With 23+ years of experience as a Senior Lawyer, Strategic Contracting Adviser and Management Consultant in Construction Law, Contracts, Major Projects, Commercial Advisory, Compliance, Procurement, Contract Management and Risk Management, Rachelle has the rare skills to offer you seamless business advice and legal advice to help support your organisation.

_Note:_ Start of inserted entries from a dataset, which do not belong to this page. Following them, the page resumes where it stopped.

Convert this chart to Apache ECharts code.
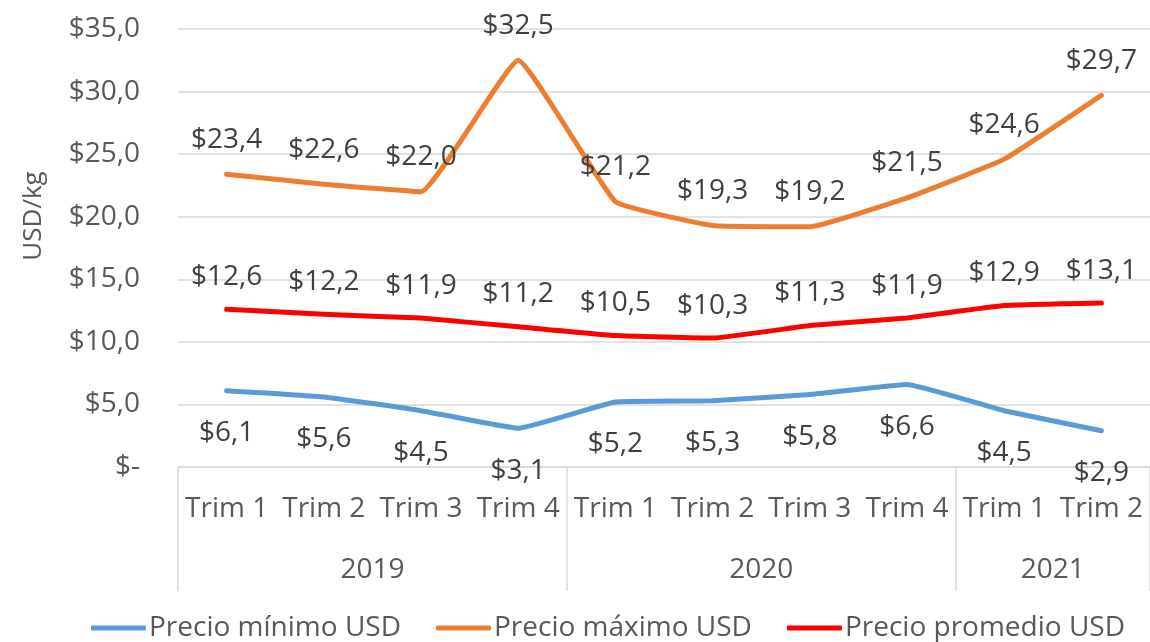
<!DOCTYPE html>
<html>
<head>
<meta charset="utf-8">
<script src="https://cdn.jsdelivr.net/npm/echarts@6/dist/echarts.min.js"></script>
<style>
  html, body { margin: 0; padding: 0; background: #fff; }
  #chart { width: 1150px; height: 642px; }
</style>
</head>
<body>
<div id="chart"></div>
<script>
const trimestres = ['Trim 1', 'Trim 2', 'Trim 3', 'Trim 4', 'Trim 1', 'Trim 2', 'Trim 3', 'Trim 4', 'Trim 1', 'Trim 2'];
const anios = ['2019', '2020', '2021'];
const trimPorAnio = [4, 4, 2];
const precioMinimo = [6.1, 5.6, 4.5, 3.1, 5.2, 5.3, 5.8, 6.6, 4.5, 2.9];
const precioMaximo = [23.4, 22.6, 22.0, 32.5, 21.2, 19.3, 19.2, 21.5, 24.6, 29.7];
const precioPromedio = [12.6, 12.2, 11.9, 11.2, 10.5, 10.3, 11.3, 11.9, 12.9, 13.1];

const FONT = '"Open Sans", sans-serif';
const gris = '#d9d9d9';

// limites y centros de cada año sobre el eje de categorias
const cortes = [0];
const centros = [];
trimPorAnio.forEach(n => {
  const ini = cortes[cortes.length - 1];
  centros.push(ini + n / 2);
  cortes.push(ini + n);
});

function dinero(v) {
  return '$' + Number(v).toFixed(1).replace('.', ',');
}

function serie(name, data, color, pos, dist) {
  return {
    name: name,
    type: 'line',
    data: data,
    smooth: 0.1,
    symbol: 'circle',
    symbolSize: 1,
    showSymbol: true,
    lineStyle: { color: color, width: 5, cap: 'round', join: 'round' },
    itemStyle: { color: color },
    label: {
      show: true,
      position: pos,
      distance: dist,
      formatter: p => dinero(p.value),
      fontFamily: FONT,
      fontSize: 28,
      color: '#404040'
    }
  };
}

const chart = echarts.init(document.getElementById('chart'));
chart.setOption({
  animation: false,
  textStyle: { fontFamily: FONT },
  grid: { left: 178, right: -4, top: 29, bottom: 175 },
  legend: {
    left: 86,
    top: 609,
    icon: 'roundRect',
    itemWidth: 55,
    itemHeight: 5,
    itemGap: 35,
    textStyle: { fontFamily: FONT, fontSize: 28, color: '#595959', padding: [0, 0, 0, -2] },
    data: ['Precio mínimo USD', 'Precio máximo USD', 'Precio promedio USD']
  },
  xAxis: [
    {
      type: 'category',
      data: trimestres,
      axisLine: { show: true, lineStyle: { color: gris, width: 1.5 } },
      axisTick: { show: false },
      axisLabel: { fontFamily: FONT, fontSize: 28, color: '#595959', margin: 28, interval: 0 }
    },
    {
      type: 'value',
      min: 0,
      max: trimestres.length,
      position: 'bottom',
      splitLine: { show: false },
      axisLine: { show: false },
      axisTick: {
        show: true,
        customValues: cortes,
        length: 124,
        lineStyle: { color: gris, width: 1.5 }
      },
      axisLabel: {
        customValues: centros,
        formatter: v => anios[centros.indexOf(v)],
        fontFamily: FONT,
        fontSize: 28,
        color: '#595959',
        margin: 89
      }
    }
  ],
  yAxis: {
    type: 'value',
    min: 0,
    max: 35,
    interval: 5,
    name: 'USD/kg',
    nameLocation: 'middle',
    nameRotate: 90,
    nameGap: 131,
    nameTextStyle: { fontFamily: FONT, fontSize: 26, color: '#595959', padding: [0, 0, 0, 64] },
    axisLine: { show: false },
    axisTick: { show: false },
    splitLine: { lineStyle: { color: gris, width: 1.5 } },
    axisLabel: {
      fontFamily: FONT,
      fontSize: 28,
      color: '#595959',
      margin: 38,
      formatter: v => v === 0 ? '$-' : dinero(v)
    }
  },
  series: [
    serie('Precio mínimo USD', precioMinimo, '#5b9bd5', 'bottom', 28),
    serie('Precio máximo USD', precioMaximo, '#ed7d31', 'top', 20),
    serie('Precio promedio USD', precioPromedio, '#ff0000', 'top', 18)
  ]
});
</script>
</body>
</html>
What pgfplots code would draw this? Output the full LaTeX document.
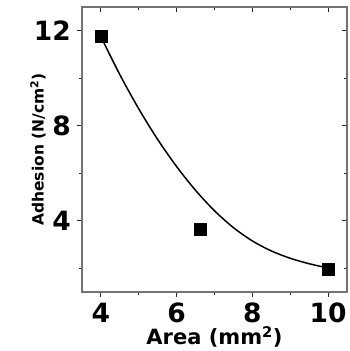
\documentclass[border=0pt]{standalone}
\usepackage{fontspec}
\setmainfont{DejaVu Sans}
\usepackage{pgfplots}
\pgfplotsset{compat=1.18}
\begin{document}
\begin{tikzpicture}
\useasboundingbox (-82pt,-59pt) rectangle (267pt,292pt);
\pgfplotsset{
  common/.style={
    at={(0,0)}, anchor=south west, scale only axis,
    width=265pt, height=285pt,
    xmin=3.5, xmax=10.5, ymin=1, ymax=13,
    xtick={4,6,8,10}, ytick={4,8,12},
    minor xtick={5,7,9}, minor ytick={2,6,10},
    axis line style={black!55, line width=1.6pt},
    major tick length=5pt, minor tick length=3pt,
    every tick/.style={black!85, line width=1pt},
    /pgf/number format/assume math mode=true,
  }
}
\begin{axis}[common,
  xtick pos=bottom, ytick pos=left, tick align=outside,
  ticklabel style={font=\bfseries\fontsize{26.5}{26.5}\selectfont},
  xticklabel style={inner sep=0pt, yshift=-6pt},
  yticklabel style={inner sep=1pt, xshift=-5pt},
  xlabel={\bfseries Area (mm\textsuperscript{2})},
  ylabel={\bfseries Adhesion (N/cm\textsuperscript{2})},
  xlabel style={font=\fontsize{21}{21}\selectfont, inner sep=0pt, at={(axis description cs:0.5,0)}, anchor=center, yshift=-45pt},
  ylabel style={font=\fontsize{15.5}{15.5}\selectfont, at={(axis description cs:0,0.5)}, anchor=center, yshift=44pt},
]
\addplot[black, line width=1.5pt, smooth, tension=0.5] coordinates {
(4,11.75) (4.5,10.15) (5,8.71) (5.5,7.42) (6,6.28) (6.5,5.28) (7,4.42)
(7.5,3.71) (8,3.15) (8.5,2.73) (9,2.42) (9.5,2.19) (10,2.01)
};
\addplot[only marks, mark=square*, mark size=6pt, black] coordinates {
(4,11.75) (6.63,3.66) (10,1.98)
};
\end{axis}
\begin{axis}[common,
  xtick pos=top, ytick pos=right, tick align=inside,
  xticklabels={}, yticklabels={},
]
\end{axis}
\end{tikzpicture}
\end{document}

As well as a Lawyer and Business Adviser, Rachelle has also acted as a Strategic Procurement Adviser, Compliance Manager, Strategic Risk Adviser and Commercial Manager.

Rachelle owns
Blaze Business & Legal, a combined Commercial Law Firm and Business Advisory Firm located in Brisbane, Queensland, Australia. Blaze Business & Legal assists a broad range of clients in the Construction Industry and related industries, and advises owners, contractors, subcontractors, NFPs and other organisations on a broad range of Construction Law, Commercial Law, Business Advisory and Management Consulting issues in Brisbane, Queensland and around Australia.

Rachelle also owns Blaze Professional Learning, where she offers practical contracting skills, hands-on experience in drafting and working with contracts, and industry insights to help Professionals upskill and advance their careers with real-world skills.

And Rachelle owns Brisbane Livewell Clinic, an Allied Health, Natural Therapies and Wellness Clinic in Wavell Heights and Cannon Hill.